▶ [STATED GOAL]:
Leaving out every picture, retype the lines below from the top through the one that contains "import pandas as pd".

▶ [RECORDED DATA]:
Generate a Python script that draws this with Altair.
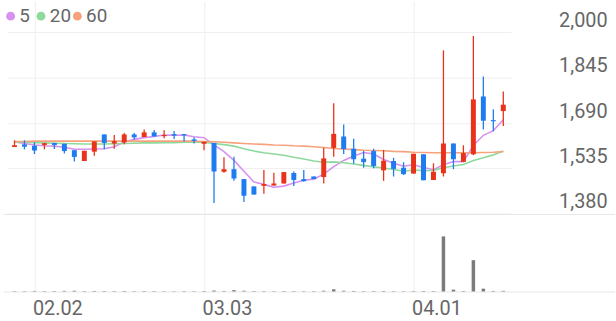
import json
import altair as alt
import pandas as pd

# ---------------- data ----------------
dates = ["01.29", "01.30", "02.02", "02.03", "02.04", "02.05", "02.06", "02.09", "02.10", "02.11",
         "02.12", "02.13", "02.19", "02.20", "02.23", "02.24", "02.25", "02.26", "02.27", "03.03",
         "03.04", "03.05", "03.06", "03.09", "03.10", "03.11", "03.12", "03.13", "03.16", "03.17",
         "03.18", "03.19", "03.20", "03.23", "03.24", "03.25", "03.26", "03.27", "03.30", "03.31",
         "04.01", "04.02", "04.03", "04.06", "04.07", "04.08", "04.09", "04.10", "04.13", "04.14"]

opens = [1608, 1617, 1612, 1615, 1622, 1619, 1597, 1560, 1592, 1651,
         1620, 1624, 1651, 1642, 1658, 1645, 1652, 1652, 1634, 1619,
         1622, 1523, 1532, 1498, 1473, 1475, 1476, 1483, 1519, 1498,
         1507, 1505, 1605, 1644, 1602, 1568, 1594, 1528, 1560, 1537,
         1517, 1583, 1495, 1518, 1620, 1557, 1583, 1781, 1700, 1731]
highs = [1631, 1631, 1624, 1622, 1622, 1619, 1597, 1595, 1627, 1651,
         1649, 1656, 1656, 1668, 1666, 1665, 1663, 1652, 1641, 1626,
         1622, 1573, 1575, 1498, 1473, 1529, 1520, 1522, 1524, 1529,
         1507, 1605, 1758, 1685, 1636, 1594, 1602, 1598, 1571, 1556,
         1585, 1583, 1552, 1939, 1620, 1614, 1988, 1849, 1737, 1798]
lows = [1608, 1600, 1584, 1600, 1601, 1586, 1558, 1560, 1578, 1600,
        1602, 1617, 1634, 1642, 1644, 1638, 1635, 1627, 1620, 1597,
        1416, 1520, 1492, 1420, 1445, 1448, 1476, 1483, 1474, 1489,
        1498, 1483, 1575, 1584, 1551, 1537, 1535, 1492, 1507, 1512,
        1517, 1494, 1495, 1507, 1532, 1557, 1580, 1668, 1662, 1680]
closes = [1614, 1609, 1596, 1621, 1615, 1594, 1574, 1595, 1627, 1622,
          1628, 1651, 1641, 1658, 1644, 1649, 1647, 1648, 1629, 1626,
          1524, 1532, 1500, 1441, 1445, 1481, 1483, 1522, 1495, 1491,
          1498, 1569, 1653, 1601, 1566, 1556, 1543, 1561, 1533, 1515,
          1585, 1494, 1523, 1620, 1566, 1587, 1771, 1698, 1696, 1753]
volumes = [40, 35, 50, 40, 45, 55, 60, 40, 50, 45,
           40, 50, 35, 45, 40, 35, 30, 40, 35, 45,
           70, 50, 90, 60, 45, 40, 35, 45, 40, 35,
           40, 60, 135, 60, 50, 40, 45, 50, 40, 35,
           45, 50, 45, 2800, 115, 50, 1600, 165, 50, 55]

ma5 = [1625, 1620, 1615, 1612, 1611, 1607, 1600, 1600, 1601, 1602,
       1609, 1625, 1634, 1640, 1644, 1649, 1648, 1649, 1643, 1640,
       1615, 1592, 1562, 1525, 1488, 1480, 1470, 1474, 1485, 1494,
       1498, 1515, 1541, 1562, 1577, 1589, 1584, 1565, 1552, 1542,
       1547, 1538, 1530, 1547, 1558, 1558, 1613, 1648, 1664, 1701]
ma20 = [1625, 1624, 1623, 1622, 1621, 1620, 1619, 1618, 1618, 1618,
        1619, 1620, 1621, 1622, 1622, 1623, 1623, 1624, 1624, 1624,
        1620, 1616, 1611, 1602, 1594, 1588, 1584, 1580, 1573, 1567,
        1560, 1556, 1557, 1554, 1550, 1545, 1540, 1536, 1531, 1525,
        1529, 1527, 1528, 1537, 1543, 1548, 1562, 1571, 1581, 1594]
ma60 = [1627, 1627, 1628, 1628, 1628, 1628, 1628, 1628, 1628, 1628,
        1628, 1628, 1628, 1628, 1628, 1628, 1628, 1628, 1628, 1627,
        1626, 1624, 1622, 1620, 1618, 1617, 1615, 1614, 1612, 1611,
        1609, 1606, 1603, 1601, 1599, 1597, 1596, 1595, 1593, 1592,
        1590, 1589, 1588, 1588, 1588, 1588, 1588, 1589, 1590, 1592]

ma_names = ["5", "20", "60"]
price_ticks = [1380, 1535, 1690, 1845, 2000]
date_ticks = ["02.02", "03.03", "04.01"]

# ---------------- styles ----------------
RED = "#e8321a"
BLUE = "#1e7cf0"
MA_COLORS = ["#d692ee", "#8ed99c", "#f6a27c"]
GRID = "#efefef"
SEP = "#e6e6e6"
TXT = "#666666"
FONT = "Roboto"
W = 508
# legend item placement (pixels inside the price panel)
LEG_DOT_X = [3.7, 34.3, 71.0]
LEG_TXT_X = [12.5, 43.2, 79.8]
LEG_Y = 15

n = len(dates)
idx = list(range(n))
candles = pd.DataFrame({"i": idx, "date": dates, "open": opens, "high": highs,
                        "low": lows, "close": closes, "vol": volumes})
candles["dir"] = ["up" if c >= o else "down" for o, c in zip(opens, closes)]

ma = pd.DataFrame({
    "i": idx * 3,
    "value": ma5 + ma20 + ma60,
    "series": [ma_names[0]] * n + [ma_names[1]] * n + [ma_names[2]] * n,
})

tick_idx = [dates.index(t) for t in date_ticks]
label_expr = json.dumps(dates) + "[datum.value]"

xscale = alt.Scale(domain=[-0.26, n - 1 + 0.26], nice=False, zero=False)
x_price = alt.X("i:Q", scale=xscale,
                axis=alt.Axis(values=tick_idx, grid=True, gridColor=GRID, labels=False,
                              ticks=False, domain=False, title=None))
y_scale = alt.Scale(domain=[1380, 2107], nice=False, zero=False)
y_axis = alt.Axis(orient="right", values=price_ticks, labelExpr="format(datum.value, ',')",
                  grid=True, gridColor=GRID,
                  ticks=False, domain=False, title=None, labelAlign="right",
                  labelBaseline="alphabetic", labelPadding=97, labelOffset=-6,
                  labelFontSize=20, labelColor=TXT, labelFont=FONT, labelFlush=False,
                  labelOverlap=False)

dir_color = alt.Color("dir:N", scale=alt.Scale(domain=["up", "down"], range=[RED, BLUE]),
                      legend=None)

lines = alt.Chart(ma).mark_line(strokeWidth=1.6).encode(
    x=x_price,
    y=alt.Y("value:Q", scale=y_scale, axis=y_axis),
    color=alt.Color("series:N", sort=ma_names,
                    scale=alt.Scale(domain=ma_names, range=MA_COLORS), legend=None),
)

wicks = alt.Chart(candles).mark_rule(strokeWidth=1.3).encode(
    x=x_price,
    y=alt.Y("low:Q", scale=y_scale, axis=y_axis),
    y2="high:Q",
    color=dir_color,
)
bodies = alt.Chart(candles).mark_bar(size=5).encode(
    x=x_price,
    y=alt.Y("open:Q", scale=y_scale, axis=y_axis),
    y2="close:Q",
    color=dir_color,
)

# legend for the moving averages
legend_layers = []
for name, col, dx, tx in zip(ma_names, MA_COLORS, LEG_DOT_X, LEG_TXT_X):
    item = pd.DataFrame({"label": [name]})
    legend_layers.append(
        alt.Chart(item).mark_circle(size=80, color=col, opacity=1).encode(
            x=alt.value(dx), y=alt.value(LEG_Y)))
    legend_layers.append(
        alt.Chart(item).mark_text(align="left", baseline="middle", fontSize=19,
                                  font=FONT, color=TXT).encode(
            x=alt.value(tx), y=alt.value(LEG_Y), text="label:N"))

price = alt.layer(lines, wicks, bodies, *legend_layers).resolve_scale(
    color="independent").properties(width=W, height=214)

x_vol = alt.X("i:Q", scale=xscale,
              axis=alt.Axis(values=tick_idx, grid=True, gridColor=GRID, labelExpr=label_expr,
                            ticks=False, domain=False, title=None, labelAlign="left",
                            labelBaseline="top", labelPadding=7, labelFontSize=20,
                            labelColor=TXT, labelFont=FONT, labelFlush=False,
                            labelOverlap=False, labelOffset=-2))

vbars = alt.Chart(candles).mark_bar(size=3.5, color="#7b7b7b").encode(
    x=x_vol,
    y=alt.Y("vol:Q", scale=alt.Scale(domain=[0, 3900], nice=False, zero=True), axis=None),
)

one = pd.DataFrame({"k": [0]})
sep_top = alt.Chart(one).mark_rule(color=SEP, strokeWidth=1).encode(
    x=alt.value(-3), x2=alt.value(613), y=alt.value(0))
sep_bot = alt.Chart(one).mark_rule(color=SEP, strokeWidth=1).encode(
    x=alt.value(-3), x2=alt.value(613), y=alt.value(78))

volume = alt.layer(vbars, sep_top, sep_bot).properties(width=W, height=78)

chart = alt.vconcat(price, volume, spacing=0).properties(
    padding={"left": 3, "top": 0, "right": 0, "bottom": 0}
).configure_view(stroke=None)

chart.save("out.html", embed_options={"renderer": "svg", "actions": False})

▶ [SOLUTION]:
Generate a Python script that draws this with Altair.
import json
import altair as alt
import pandas as pd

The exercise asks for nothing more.